Bubble nucleation is a phenomenon ubiquitous in physics, with applications ranging from the geometry of tree crowns, the structure of porous media and of sphere packing. Bubbles also find applications in cosmology such as the characterization of cosmic voids in the large scale structure and the signatures of cosmological phase transitions. In a new preprint, Pierre proposes a new method to determine the fractal properties of the so-called Random Apollonian Packing.
Random Apollonian Packing (RAP) is inspired by the better-known Apollonian Gasket. In mathematics, an Apollonian gasket is a fractal generated by starting with a triple of circles, each tangent to the other two, and successively filling in more circles, each tangent to another three.
In Ref. (missing reference), Pierre examines a related mechanism in which \(d\)-dimensional spheres are randomly seeded in space, one at a time, within a finite-sized volume, and with the largest possible radius that avoids overlap.
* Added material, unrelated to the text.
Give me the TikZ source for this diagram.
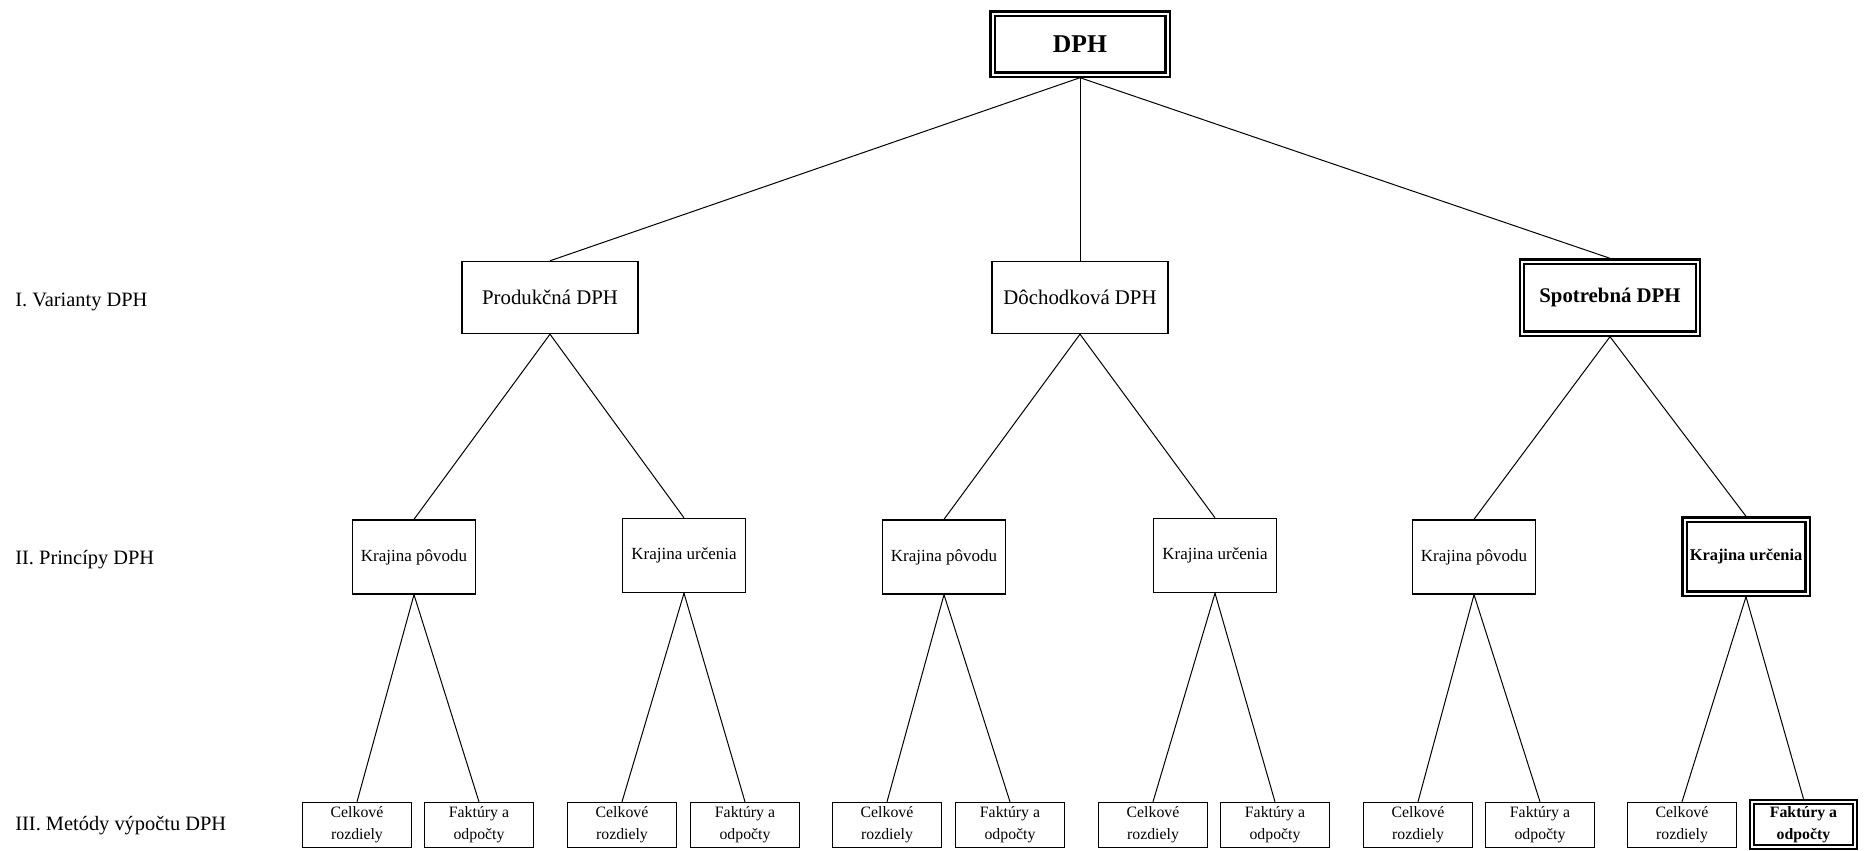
\documentclass[tikz,border=0pt]{standalone}
\usepackage{fontspec}
\setmainfont{Liberation Serif}

\begin{document}
\begin{tikzpicture}[
    x=0.5pt, y=-0.5pt, % 1 unit = 1 px of the page
    box/.style={draw, rectangle, line width=0.7pt, inner sep=2pt, align=center, fill=white},
    top_box/.style={box, minimum width=87.5pt, minimum height=30.5pt, font=\bfseries\fontsize{12.8}{15}\selectfont},
    var_box/.style={box, minimum width=88pt, minimum height=36pt, font=\fontsize{10.4}{12.5}\selectfont},
    prin_box/.style={box, minimum width=61.5pt, minimum height=37pt, font=\fontsize{8.5}{10}\selectfont},
    met_box/.style={box, minimum width=54.5pt, minimum height=22.5pt, font=\fontsize{7.9}{10.8}\selectfont},
    chosen/.style={double, double distance=1pt, line width=1.1pt, outer sep=1.6pt, font=\bfseries},
    line/.style={line width=0.5pt},
    level_text/.style={anchor=base west, inner sep=0pt, font=\fontsize{10.2}{12}\selectfont}
]
\useasboundingbox (0,0) rectangle (1865,851);

% --- Levels (left) ---
\node (lvl_one) [level_text] at (15,306) {I. Varianty DPH};
\node (lvl_two) [level_text] at (15,564) {II. Princípy DPH};
\node (lvl_three) [level_text] at (15,830) {III. Metódy výpočtu DPH};

% --- Root ---
\node (dph) [top_box, chosen, font=\bfseries\fontsize{12.8}{15}\selectfont] at (1080,44) {DPH};

% 1. Varianty
\node (produkcna) [var_box] at (550,297.5) {Produkčná DPH};
\node (dochodkova) [var_box] at (1080,297.5) {Dôchodková DPH};
\node (spotrebna) [var_box, chosen, font=\bfseries\fontsize{10.4}{12.5}\selectfont] at (1610,297.5) {Spotrebná DPH};

% 2. Princípy
\node (p_povod) [prin_box] at (414,557) {Krajina pôvodu};
\node (p_urcenie) [prin_box] at (684,555.5) {Krajina určenia};
\node (d_povod) [prin_box] at (944,557) {Krajina pôvodu};
\node (d_urcenie) [prin_box] at (1215,555.5) {Krajina určenia};
\node (s_povod) [prin_box] at (1474,557) {Krajina pôvodu};
\node (s_urcenie) [prin_box, chosen, font=\bfseries\fontsize{8.2}{10}\selectfont] at (1746,556.5) {Krajina určenia};

% 3. Metódy
\node (pp_celk) [met_box] at (357,825) {Celkové\\rozdiely};
\node (pp_fakt) [met_box] at (479,825) {Faktúry a\\odpočty};
\node (pu_celk) [met_box] at (622,825) {Celkové\\rozdiely};
\node (pu_fakt) [met_box] at (745,825) {Faktúry a\\odpočty};
\node (dp_celk) [met_box] at (887,825) {Celkové\\rozdiely};
\node (dp_fakt) [met_box] at (1010,825) {Faktúry a\\odpočty};
\node (du_celk) [met_box] at (1153,825) {Celkové\\rozdiely};
\node (du_fakt) [met_box] at (1275,825) {Faktúry a\\odpočty};
\node (sp_celk) [met_box] at (1418,825) {Celkové\\rozdiely};
\node (sp_fakt) [met_box] at (1540,825) {Faktúry a\\odpočty};
\node (su_celk) [met_box] at (1682,825) {Celkové\\rozdiely};
\node (su_fakt) [met_box, chosen, minimum width=51.5pt, font=\bfseries\fontsize{7.9}{10.8}\selectfont] at (1803.5,824.5) {Faktúry a\\odpočty};

% --- Connections ---
\draw [line] (dph.south) -- (produkcna.north);
\draw [line] (dph.south) -- (dochodkova.north);
\draw [line] (dph.south) -- (spotrebna.north);

\draw [line] (produkcna.south) -- (p_povod.north);
\draw [line] (produkcna.south) -- (p_urcenie.north);
\draw [line] (dochodkova.south) -- (d_povod.north);
\draw [line] (dochodkova.south) -- (d_urcenie.north);
\draw [line] (spotrebna.south) -- (s_povod.north);
\draw [line] (spotrebna.south) -- (s_urcenie.north);

\draw [line] (p_povod.south) -- (pp_celk.north);
\draw [line] (p_povod.south) -- (pp_fakt.north);
\draw [line] (p_urcenie.south) -- (pu_celk.north);
\draw [line] (p_urcenie.south) -- (pu_fakt.north);
\draw [line] (d_povod.south) -- (dp_celk.north);
\draw [line] (d_povod.south) -- (dp_fakt.north);
\draw [line] (d_urcenie.south) -- (du_celk.north);
\draw [line] (d_urcenie.south) -- (du_fakt.north);
\draw [line] (s_povod.south) -- (sp_celk.north);
\draw [line] (s_povod.south) -- (sp_fakt.north);
\draw [line] (s_urcenie.south) -- (su_celk.north);
\draw [line] (s_urcenie.south) -- (su_fakt.north);

\end{tikzpicture}
\end{document}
The interest of the RAP mechanism is that it is thought to share universal properties with more general dynamic mechanisms, such as the ABK mechanism (named after Andrienko, Brilliantov and Krapivsky) in which bubbles grow linearly with time.
Pierre has built a model to explain at which rate Random Apollonian Packings grow after the insertion of one sphere after the other. The model’s prediction for the fractal properties of RAP are consistent with numerical simulations made in two, three and four dimensions.
If you want to explore a RAP in depth, feel free to zoom in that picture, it contains more than a million spheres.